Geronimo's Fam: Give Us Back His Skull

Geronimo's family has sued Yale University's secret Skull and Bones Society for his skull

The relatives of Apache warrior Geronimo, like their famous relative, are fighting to gain back what they feel is rightfully theirs.

The Geronimo family is contending that the Skull and Bones society at Yale University stole the remains of Geronimo from his grave in either 1918 or 1919. They think the society is concealing his skull inside of their compound.

Rumor has it that the members of the secret society have a skull and that they call it “Geronimo.”

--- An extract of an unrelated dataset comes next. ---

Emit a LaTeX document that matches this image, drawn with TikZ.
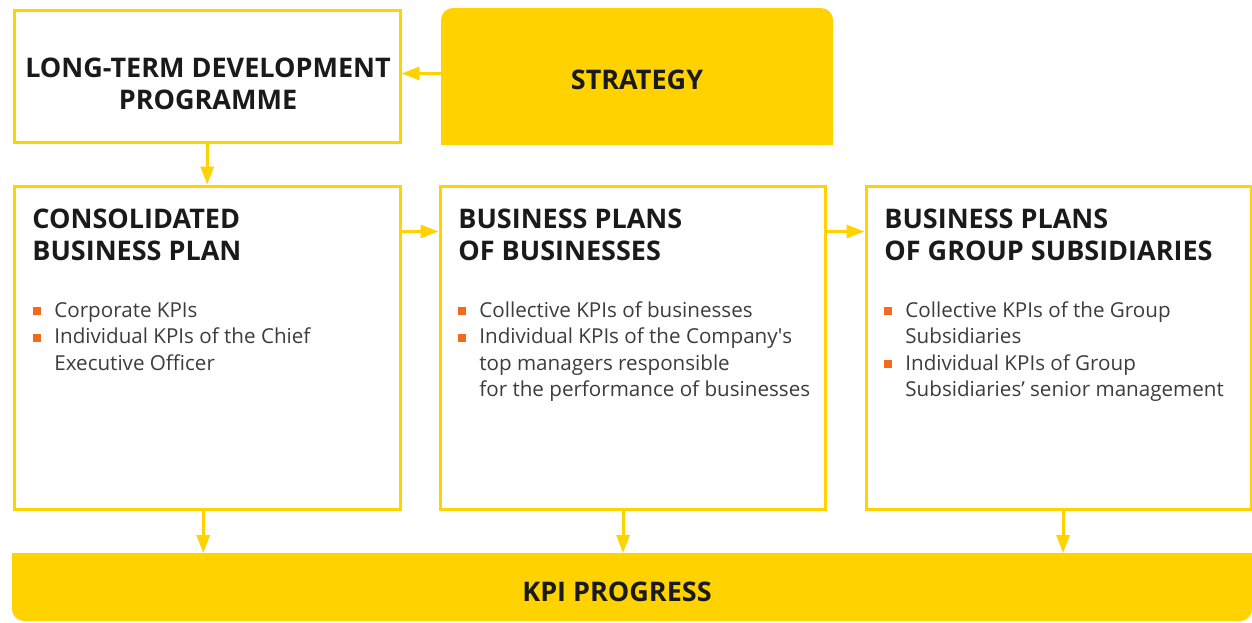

The Yale Daily News reports that 20 descendants of Geronimo filed a lawsuit against Yale University, the Skull and Bones society and senior government officials, seeking the remains of Geronimo and punitive damages.

Geronimo's great-grandson, Harlyn Geronimo, announced the federal lawsuit in Washington, D.C., on Tuesday, the 100-year anniversary of Geronimo's death from pneumonia while being held as a prisoner of war.

According to the Yale Daily News article, it is rumored that Prescott Bush -- father of George H.W. Bush and grandfather to George W. Bush -- was involved in taking the remains from Geronimo’s grave and bringing them back to their society in New Haven. It has been disputed for some time whether or not the secret society actually stole the skull.

“I believe strongly from my heart that his spirit was never released,” Geronimo’s great-grandson Harlyn Geronimo said, the school newspaper reports. “Presently, he’s still imprisoned. The only way to put this into closure is to relieve the remains and his spirit so that he can be taken back to his homeland, on the Gila Mountains, at the head of the Gila River.”

Some stalwartly figures who are said to have been members of the secret society include the Bush presidents, former president William Howard Taft, American football pioneer Walter Camp, WWII Secretary of War Henry Stimson, Morgan Stanley founder Harold Stanley, National Review founder William Buckley Jr. and 2004 presidential nominee John Kerry. 

Members of the society and school officials told the Yale Daily News they knew nothing of the lawsuit.